On the other hand, is it merely a clothing store?  Let’s go with yes.


If someone asked me what I wanted on my tombstone, I probably wouldn’t respond.

Don’t worry, dear readers!  Tombstone is a brand of frozen pizza.  Who were they kidding though?  Advertising frozen pizza to someone raised near New York City?  Whether it was them, Ellio’s or DiGigorno – that’s all I can remember from watching tv commercials as a child – did they even use mozzarella cheese?  Even more confusing is that I remember eating Ellio’s on a number of occasions…let’s hope it was only when pizzerias were closed, say for Christmas or on the day honoring the fellow with an alliterative name.

It warrants mention that, even though I’m a New Yorker, I’m not here to debate which place has the superlative slice or pie  (Anyway, thus far, it’s New Haven, Connecticut…).  So Chicagoans, although I don’t like using a fork when chowing on pizza, your food contribution is still valid.  Not you, however.  Your sweetened adzuki bean entry was disgusting.

Rather, let’s peruse a few examples of what constitutes pizza around the US and a couple of wildcards (apologies in advance, as some photos were taken with the iForgotMyCamera):

Buffalo - Banana Pepper Pizza

Buffalo, New York: If you visit New York, please remember that there’s more to the state than Gotham.  For instance, we have Buffalo, where slices are served piping hot and with condiments carefully raided from the nearest Subway sandwich franchise.  Stay tuned tomorrow for a slice of ripped latex glove.

I have never thought to use banana peppers as a pizza topping, which is to say, I would have never thought that China was part of Taiwan either.

Cambridge, MA - Sweet Potato, Ricotta and Cranberry Pizza

Cambridge, Massachusetts:  Ricotta, sweet potatoes and cranberries.  I had this in May, so what was in season?  Guess I was channeling my nonexistent New England roots.  I can’t recall the take-out place’s name, but it’s in Harvard Square.

Washington, DC - Pi Pizza (Cornmeal)

Washington, D.C.: District of Pi, a St. Louis-based chain, set up shop in DC too.  Their claim to fame is that they add cornmeal to the crust.  The cornmeal provided a nice hint of sweetness, and overall the pie was tasty. If you’re looking to impress a client/woman/Jeopardy! host with your knowledge of Missourian delicacies, read up on Provel.

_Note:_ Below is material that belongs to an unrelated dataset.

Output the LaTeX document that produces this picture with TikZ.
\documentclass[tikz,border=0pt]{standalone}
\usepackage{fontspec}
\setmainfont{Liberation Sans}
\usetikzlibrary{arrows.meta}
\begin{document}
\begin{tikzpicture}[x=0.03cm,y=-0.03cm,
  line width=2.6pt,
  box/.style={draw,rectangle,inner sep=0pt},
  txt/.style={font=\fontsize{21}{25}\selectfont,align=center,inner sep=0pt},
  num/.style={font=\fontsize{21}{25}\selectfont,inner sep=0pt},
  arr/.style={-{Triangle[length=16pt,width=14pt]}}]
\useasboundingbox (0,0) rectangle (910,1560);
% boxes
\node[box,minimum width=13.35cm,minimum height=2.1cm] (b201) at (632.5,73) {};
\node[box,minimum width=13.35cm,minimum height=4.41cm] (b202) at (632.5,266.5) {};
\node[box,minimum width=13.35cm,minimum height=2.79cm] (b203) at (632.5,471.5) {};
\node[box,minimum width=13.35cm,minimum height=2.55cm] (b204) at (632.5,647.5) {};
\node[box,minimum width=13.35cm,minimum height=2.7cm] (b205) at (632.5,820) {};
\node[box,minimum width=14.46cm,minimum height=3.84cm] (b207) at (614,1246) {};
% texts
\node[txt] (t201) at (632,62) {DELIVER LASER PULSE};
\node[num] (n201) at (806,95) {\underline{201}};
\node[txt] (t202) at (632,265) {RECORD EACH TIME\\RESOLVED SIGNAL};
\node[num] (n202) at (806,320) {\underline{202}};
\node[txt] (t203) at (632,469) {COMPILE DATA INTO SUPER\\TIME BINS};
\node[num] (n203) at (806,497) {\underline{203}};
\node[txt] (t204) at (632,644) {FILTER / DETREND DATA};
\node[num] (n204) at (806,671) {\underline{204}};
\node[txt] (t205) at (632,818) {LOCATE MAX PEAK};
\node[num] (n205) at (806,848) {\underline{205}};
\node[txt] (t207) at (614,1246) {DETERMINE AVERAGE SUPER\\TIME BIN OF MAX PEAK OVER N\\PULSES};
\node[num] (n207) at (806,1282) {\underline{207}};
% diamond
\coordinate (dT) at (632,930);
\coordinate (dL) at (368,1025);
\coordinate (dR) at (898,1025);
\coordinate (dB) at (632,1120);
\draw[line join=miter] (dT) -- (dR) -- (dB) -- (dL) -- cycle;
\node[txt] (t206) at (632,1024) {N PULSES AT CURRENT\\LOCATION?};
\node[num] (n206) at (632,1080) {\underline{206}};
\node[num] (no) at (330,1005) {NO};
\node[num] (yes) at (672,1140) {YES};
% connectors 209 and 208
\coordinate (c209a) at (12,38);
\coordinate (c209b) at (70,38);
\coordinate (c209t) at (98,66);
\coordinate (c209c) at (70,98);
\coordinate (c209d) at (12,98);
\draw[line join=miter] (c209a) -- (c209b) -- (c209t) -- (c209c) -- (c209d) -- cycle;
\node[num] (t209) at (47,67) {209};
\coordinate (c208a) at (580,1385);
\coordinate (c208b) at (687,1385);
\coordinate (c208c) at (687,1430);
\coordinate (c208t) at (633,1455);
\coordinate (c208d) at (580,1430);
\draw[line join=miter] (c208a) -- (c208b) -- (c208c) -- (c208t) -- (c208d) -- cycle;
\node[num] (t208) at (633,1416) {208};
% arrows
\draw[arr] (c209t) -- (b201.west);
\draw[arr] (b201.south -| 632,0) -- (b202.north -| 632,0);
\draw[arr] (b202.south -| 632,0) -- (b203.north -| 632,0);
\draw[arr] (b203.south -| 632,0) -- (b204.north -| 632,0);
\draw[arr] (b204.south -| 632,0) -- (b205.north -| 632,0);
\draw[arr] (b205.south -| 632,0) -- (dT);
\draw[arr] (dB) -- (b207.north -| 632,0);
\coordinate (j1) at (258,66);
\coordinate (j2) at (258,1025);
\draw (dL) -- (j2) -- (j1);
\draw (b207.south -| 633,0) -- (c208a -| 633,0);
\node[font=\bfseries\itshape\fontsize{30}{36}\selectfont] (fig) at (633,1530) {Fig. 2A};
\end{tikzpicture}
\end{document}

New Haven, Pepe's Pizza & Foxon Park Kola

New Haven, Connecticut: The star of this list.  You can’t get a slice though, unless you want to get chewed out by restaurant employees.  Bad pun, I know.

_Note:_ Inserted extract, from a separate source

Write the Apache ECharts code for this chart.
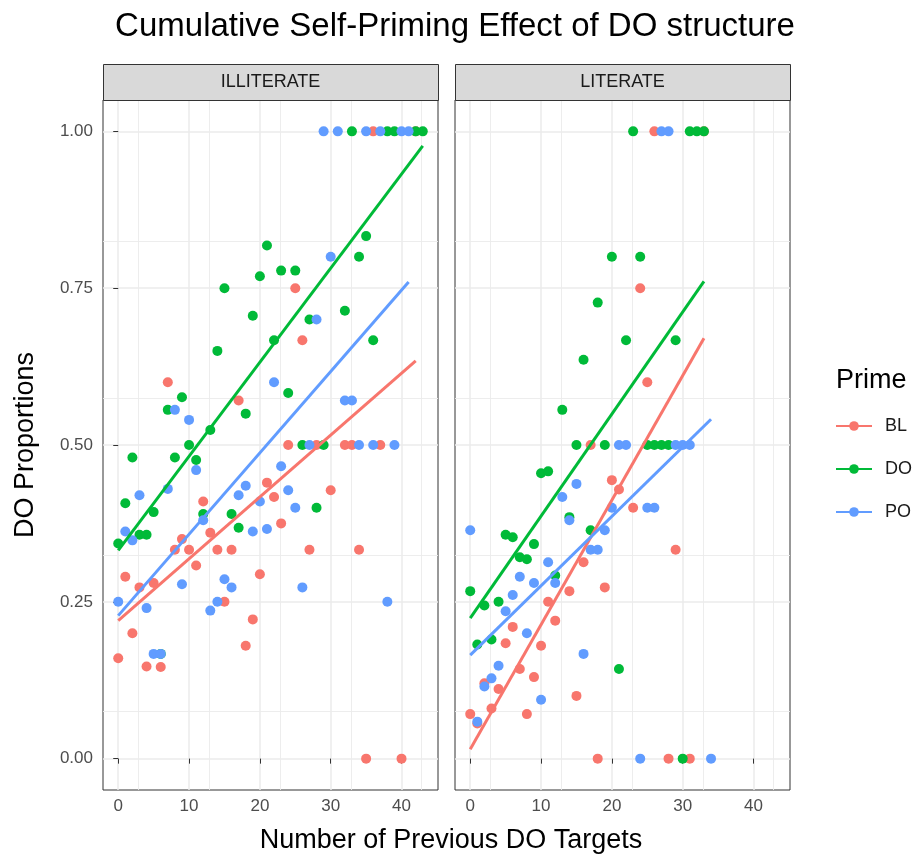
<!DOCTYPE html>
<html>
<head>
<meta charset="utf-8">
<script src="https://cdn.jsdelivr.net/npm/echarts@6/dist/echarts.min.js"></script>
<style>
html, body { margin: 0; padding: 0; background: #ffffff; }
#chart { width: 924px; height: 859px; }
</style>
</head>
<body>
<div id="chart"></div>
<script>
// Facets, prime conditions and axis ticks
const panels = ['ILLITERATE', 'LITERATE'];
const primes = ['BL', 'DO', 'PO'];
const primeColors = ['#F8766D', '#00BA38', '#619CFF'];
const xTicks = [0, 10, 20, 30, 40];
const yTicks = [0, 0.25, 0.5, 0.75, 1];

// ILLITERATE: [previous DO targets, DO proportion]
const illiterateBL = [
  [0,0.16],[1,0.29],[2,0.2],[3,0.273],[4,0.147],[5,0.28],[6,0.146],[7,0.6],[8,0.333],[9,0.35],
  [10,0.333],[11,0.308],[12,0.41],[13,0.36],[14,0.333],[15,0.25],[16,0.333],[17,0.571],[18,0.18],[19,0.222],
  [20,0.294],[21,0.44],[22,0.417],[23,0.375],[24,0.5],[25,0.75],[26,0.667],[27,0.333],[28,0.5],[30,0.428],
  [32,0.5],[33,0.5],[34,0.333],[35,0],[36,1],[37,0.5],[40,0],[42,1]
];
const illiterateDO = [
  [0,0.343],[1,0.407],[2,0.48],[3,0.357],[4,0.357],[5,0.393],[6,0.167],[7,0.556],[8,0.48],[9,0.576],
  [10,0.5],[11,0.476],[12,0.39],[13,0.524],[14,0.65],[15,0.75],[16,0.39],[17,0.368],[18,0.55],[19,0.706],
  [20,0.769],[21,0.818],[22,0.667],[23,0.778],[24,0.583],[25,0.778],[26,0.5],[27,0.7],[28,0.4],[29,0.5],
  [32,0.714],[33,1],[34,0.8],[35,0.833],[36,0.667],[38,1],[39,1],[42,1],[43,1]
];
const illiteratePO = [
  [0,0.25],[1,0.362],[2,0.348],[3,0.42],[4,0.24],[5,0.167],[6,0.167],[7,0.43],[8,0.556],[9,0.278],
  [10,0.54],[11,0.46],[12,0.38],[13,0.236],[14,0.25],[15,0.286],[16,0.273],[17,0.42],[18,0.435],[19,0.362],
  [20,0.41],[21,0.366],[22,0.6],[23,0.466],[24,0.428],[25,0.4],[26,0.273],[27,0.5],[28,0.7],[29,1],
  [30,0.8],[31,1],[32,0.571],[33,0.571],[34,0.5],[35,1],[36,0.5],[37,1],[38,0.25],[39,0.5],[40,1],[41,1]
];

// LITERATE
const literateBL = [
  [0,0.071],[1,0.056],[2,0.12],[3,0.08],[4,0.111],[5,0.184],[6,0.21],[7,0.143],[8,0.071],[9,0.13],
  [10,0.18],[11,0.25],[12,0.22],[14,0.267],[15,0.1],[16,0.313],[17,0.5],[18,0],[19,0.273],[20,0.444],
  [21,0.429],[23,0.4],[24,0.75],[25,0.6],[26,1],[28,0],[29,0.333],[31,0],[33,1]
];
const literateDO = [
  [0,0.267],[1,0.182],[2,0.244],[3,0.19],[4,0.25],[5,0.357],[6,0.353],[7,0.321],[8,0.318],[9,0.342],
  [10,0.455],[11,0.458],[12,0.292],[13,0.556],[14,0.385],[15,0.5],[16,0.636],[17,0.364],[18,0.727],[19,0.5],
  [20,0.8],[21,0.143],[22,0.667],[23,1],[24,0.8],[25,0.5],[26,0.5],[27,0.5],[28,0.5],[29,0.667],
  [30,0],[31,1],[32,1],[33,1]
];
const literatePO = [
  [0,0.364],[1,0.059],[2,0.115],[3,0.128],[4,0.148],[5,0.235],[6,0.261],[7,0.29],[8,0.2],[9,0.28],
  [10,0.094],[11,0.313],[12,0.28],[13,0.417],[14,0.38],[15,0.438],[16,0.167],[17,0.333],[18,0.333],[19,0.364],
  [20,0.4],[21,0.5],[22,0.5],[24,0],[25,0.4],[26,0.4],[27,1],[28,1],[29,0.5],[30,0.5],[31,0.5],[34,0]
];

// Linear fits (start and end of each fitted line)
const fitIlliterateBL = [[0,0.22],[42,0.634]];
const fitIlliterateDO = [[0,0.332],[43,0.977]];
const fitIlliteratePO = [[0,0.228],[41,0.76]];
const fitLiterateBL = [[0,0.015],[33,0.67]];
const fitLiterateDO = [[0,0.224],[33,0.761]];
const fitLiteratePO = [[0,0.165],[34,0.541]];

const pointsByPanel = [
  [illiterateBL, illiterateDO, illiteratePO],
  [literateBL, literateDO, literatePO]
];
const fitsByPanel = [
  [fitIlliterateBL, fitIlliterateDO, fitIlliteratePO],
  [fitLiterateBL, fitLiterateDO, fitLiteratePO]
];

const FONT = 'Liberation Sans, Arial, Helvetica, sans-serif';
const panelLeft = [103, 455];
const panelTop = 100;
const panelW = 335;
const panelH = 690;
const stripH = 36;

const grids = panelLeft.map(l => ({
  left: l, top: panelTop, width: panelW, height: panelH,
  show: true, backgroundColor: '#ffffff', borderColor: '#333333', borderWidth: 1
}));

const gridLine = { color: '#ebebeb', width: 1.5 };
const minorLine = { color: '#ebebeb', width: 0.9 };

const xAxes = panelLeft.map((l, i) => ({
  type: 'value', gridIndex: i, min: -2.15, max: 45.15, interval: 10,
  axisLine: { show: false },
  axisTick: { show: true, length: 5, customValues: xTicks, lineStyle: { color: '#333333', width: 1 } },
  axisLabel: { customValues: xTicks, color: '#4d4d4d', fontSize: 17, fontFamily: FONT, margin: 8 },
  splitLine: { show: true, lineStyle: gridLine },
  minorTick: { show: false, splitNumber: 2 },
  minorSplitLine: { show: true, lineStyle: minorLine }
}));

const yAxes = panelLeft.map((l, i) => ({
  type: 'value', gridIndex: i, min: -0.05, max: 1.05, interval: 0.25,
  axisLine: { show: false },
  axisTick: { show: i === 0, length: 5, customValues: yTicks, lineStyle: { color: '#333333', width: 1 } },
  axisLabel: {
    show: i === 0, customValues: yTicks, color: '#4d4d4d', fontSize: 17, fontFamily: FONT, margin: 10,
    formatter: v => v.toFixed(2)
  },
  splitLine: { show: true, lineStyle: gridLine },
  minorTick: { show: false, splitNumber: 2 },
  minorSplitLine: { show: true, lineStyle: minorLine },
  name: i === 0 ? 'DO Proportions' : '',
  nameLocation: 'middle', nameGap: 64, nameRotate: 90,
  nameTextStyle: { color: '#000000', fontSize: 27, fontFamily: FONT }
}));

const series = [];
// fitted lines first so each legend key shows a line with a dot
panels.forEach((p, pi) => {
  primes.forEach((name, k) => {
    series.push({
      type: 'line', name, xAxisIndex: pi, yAxisIndex: pi,
      data: fitsByPanel[pi][k],
      symbol: 'circle', symbolSize: 10, showSymbol: false,
      lineStyle: { color: primeColors[k], width: 3 },
      itemStyle: { color: primeColors[k] },
      z: 4, silent: true, animation: false
    });
  });
});
panels.forEach((p, pi) => {
  primes.forEach((name, k) => {
    series.push({
      type: 'scatter', name, xAxisIndex: pi, yAxisIndex: pi,
      data: pointsByPanel[pi][k],
      symbol: 'circle', symbolSize: 10,
      itemStyle: { color: primeColors[k], opacity: 1 },
      z: 3, silent: true, animation: false
    });
  });
});

// facet strips
const graphics = [];
panels.forEach((p, pi) => {
  graphics.push({
    type: 'rect',
    shape: { x: panelLeft[pi] + 0.5, y: panelTop - stripH + 0.5, width: panelW, height: stripH },
    style: { fill: '#d9d9d9', stroke: '#333333', lineWidth: 1 },
    z: 10
  });
  graphics.push({
    type: 'text',
    x: panelLeft[pi] + panelW / 2, y: panelTop - stripH / 2,
    style: { text: p, fill: '#1a1a1a', font: '18px ' + FONT, align: 'center', verticalAlign: 'middle' },
    z: 11
  });
});

const chart = echarts.init(document.getElementById('chart'), null, { renderer: 'canvas' });
chart.setOption({
  animation: false,
  backgroundColor: '#ffffff',
  title: [
    { text: 'Cumulative Self-Priming Effect of DO structure', left: 450, top: 5, textAlign: 'center',
      textStyle: { color: '#000000', fontSize: 33, fontWeight: 'normal', fontFamily: FONT } },
    { text: 'Number of Previous DO Targets', left: 446, top: 822, textAlign: 'center',
      textStyle: { color: '#000000', fontSize: 27, fontWeight: 'normal', fontFamily: FONT } },
    { text: 'Prime', left: 831, top: 362,
      textStyle: { color: '#000000', fontSize: 27, fontWeight: 'normal', fontFamily: FONT } }
  ],
  legend: {
    data: primes, orient: 'vertical', left: 835, top: 417, padding: 0,
    itemWidth: 36, itemHeight: 12, itemGap: 25,
    textStyle: { color: '#1a1a1a', fontSize: 18, fontFamily: FONT, padding: [0, 0, 0, 8] },
    selectedMode: false
  },
  grid: grids,
  xAxis: xAxes,
  yAxis: yAxes,
  series,
  graphic: graphics
});
</script>
</body>
</html>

The Little Italy of this college town is centered around Wooster St., and it is there that you can find Pepe’s pizza.  I’ve gone through a bunch of their toppings – including “plain” and the summer seasonal clams and garlic – and have yet to find a blip.  The Foxon Park soda from East Haven, CT is a bonus, though some patrons might prefer a bottle of this import.

Florence, Olive Artichoke pizza

Florence, Italy: Olives and artichokes.  But it’s in Italy, so that’s a start. Rectangles seem to be a popular shape in the boot, and the first type I recall eating was in Rome, with boiled potatoes as the topping.

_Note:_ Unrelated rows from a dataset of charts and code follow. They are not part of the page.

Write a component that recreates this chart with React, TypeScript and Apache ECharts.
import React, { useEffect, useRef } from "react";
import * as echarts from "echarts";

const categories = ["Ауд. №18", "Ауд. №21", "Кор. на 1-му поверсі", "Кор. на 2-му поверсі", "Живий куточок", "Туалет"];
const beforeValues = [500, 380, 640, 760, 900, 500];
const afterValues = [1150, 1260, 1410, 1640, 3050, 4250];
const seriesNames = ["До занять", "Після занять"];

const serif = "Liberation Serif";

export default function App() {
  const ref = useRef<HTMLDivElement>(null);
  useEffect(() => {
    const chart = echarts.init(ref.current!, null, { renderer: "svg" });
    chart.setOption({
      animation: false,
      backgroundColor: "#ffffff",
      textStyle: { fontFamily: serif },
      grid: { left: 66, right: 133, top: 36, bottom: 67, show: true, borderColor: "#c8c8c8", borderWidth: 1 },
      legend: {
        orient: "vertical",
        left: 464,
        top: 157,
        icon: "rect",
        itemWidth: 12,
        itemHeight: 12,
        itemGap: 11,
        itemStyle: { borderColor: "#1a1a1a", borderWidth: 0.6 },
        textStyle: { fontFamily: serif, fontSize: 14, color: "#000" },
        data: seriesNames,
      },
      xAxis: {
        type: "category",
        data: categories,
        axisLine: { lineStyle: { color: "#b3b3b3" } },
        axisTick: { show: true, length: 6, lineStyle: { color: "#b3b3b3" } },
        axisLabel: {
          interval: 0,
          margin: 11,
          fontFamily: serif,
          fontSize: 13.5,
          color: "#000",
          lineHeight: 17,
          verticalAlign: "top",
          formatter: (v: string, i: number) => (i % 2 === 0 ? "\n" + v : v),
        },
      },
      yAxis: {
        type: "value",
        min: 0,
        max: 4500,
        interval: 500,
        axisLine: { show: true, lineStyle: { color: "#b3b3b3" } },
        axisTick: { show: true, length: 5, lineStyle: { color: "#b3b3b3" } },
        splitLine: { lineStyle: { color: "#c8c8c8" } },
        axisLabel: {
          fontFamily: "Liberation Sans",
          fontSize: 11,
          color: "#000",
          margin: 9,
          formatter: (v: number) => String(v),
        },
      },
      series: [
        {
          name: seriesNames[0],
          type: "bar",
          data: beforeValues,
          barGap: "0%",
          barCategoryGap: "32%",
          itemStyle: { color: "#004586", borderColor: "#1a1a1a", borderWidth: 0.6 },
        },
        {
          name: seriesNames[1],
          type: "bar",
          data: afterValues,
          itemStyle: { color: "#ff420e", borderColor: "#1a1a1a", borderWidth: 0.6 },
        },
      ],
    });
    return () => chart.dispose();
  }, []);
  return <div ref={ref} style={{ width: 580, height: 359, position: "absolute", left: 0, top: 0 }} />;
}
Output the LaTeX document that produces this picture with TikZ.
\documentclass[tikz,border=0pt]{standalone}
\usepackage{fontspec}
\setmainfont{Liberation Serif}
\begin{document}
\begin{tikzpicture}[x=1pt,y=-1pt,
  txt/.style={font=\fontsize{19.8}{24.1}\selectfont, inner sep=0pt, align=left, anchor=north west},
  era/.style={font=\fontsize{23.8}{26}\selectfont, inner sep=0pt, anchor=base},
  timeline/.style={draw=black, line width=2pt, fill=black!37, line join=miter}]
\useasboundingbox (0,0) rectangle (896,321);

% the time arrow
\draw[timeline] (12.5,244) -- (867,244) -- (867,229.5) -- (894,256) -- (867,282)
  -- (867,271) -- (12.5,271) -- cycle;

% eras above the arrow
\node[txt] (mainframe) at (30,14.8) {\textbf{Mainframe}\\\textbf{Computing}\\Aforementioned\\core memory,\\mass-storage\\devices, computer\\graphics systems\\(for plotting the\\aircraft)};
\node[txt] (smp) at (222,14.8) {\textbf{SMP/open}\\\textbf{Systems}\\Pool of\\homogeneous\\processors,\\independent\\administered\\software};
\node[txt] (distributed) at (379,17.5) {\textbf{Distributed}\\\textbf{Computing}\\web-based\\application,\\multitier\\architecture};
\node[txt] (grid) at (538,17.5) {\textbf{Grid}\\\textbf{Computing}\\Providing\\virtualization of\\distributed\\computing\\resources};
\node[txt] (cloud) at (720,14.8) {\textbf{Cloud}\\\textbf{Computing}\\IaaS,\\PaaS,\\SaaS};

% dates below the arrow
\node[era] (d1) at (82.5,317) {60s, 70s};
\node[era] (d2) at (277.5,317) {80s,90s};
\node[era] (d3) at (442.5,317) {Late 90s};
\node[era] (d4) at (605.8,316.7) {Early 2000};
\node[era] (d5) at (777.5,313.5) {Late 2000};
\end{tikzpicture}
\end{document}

Haven’t been to Naples yet, but I’ll save that for when pickpockets insist on only taking my camera, instead of taking my camera and memory card.

Nyaung U-Bagan, San Kabar Restaurant,  Lime-Ginger Juice, Pizza and Grilled Vegetables

Nyaung U, Myanmar (Burma): My girlfriend-at-the-time and I became tired of getting sick from Burmese food, so we decided to get sick from Italian food for a change.  Even for the randomness of the location – and at the time, in spite of heavy sanctions – it wasn’t the worst pie.  Good lime and ginger juice accompanied it, and the tomato and zucchini salad was mightily inviting.

Hollywood - Lahmajun and Ayran

East Hollywood, Los Angeles, California: After a swell Thai dessert right down the road, I opted for lahmajun, an Armenian/Turkish “pizza” covered in minced lamb, tomato sauce and various herbs.  Ayran, a salty yoghurt drink almost guaranteed to make you gain weight, nicely pairs with the flatbread snack.


Based on this brief guide to pizza around the world, what’s your fancy?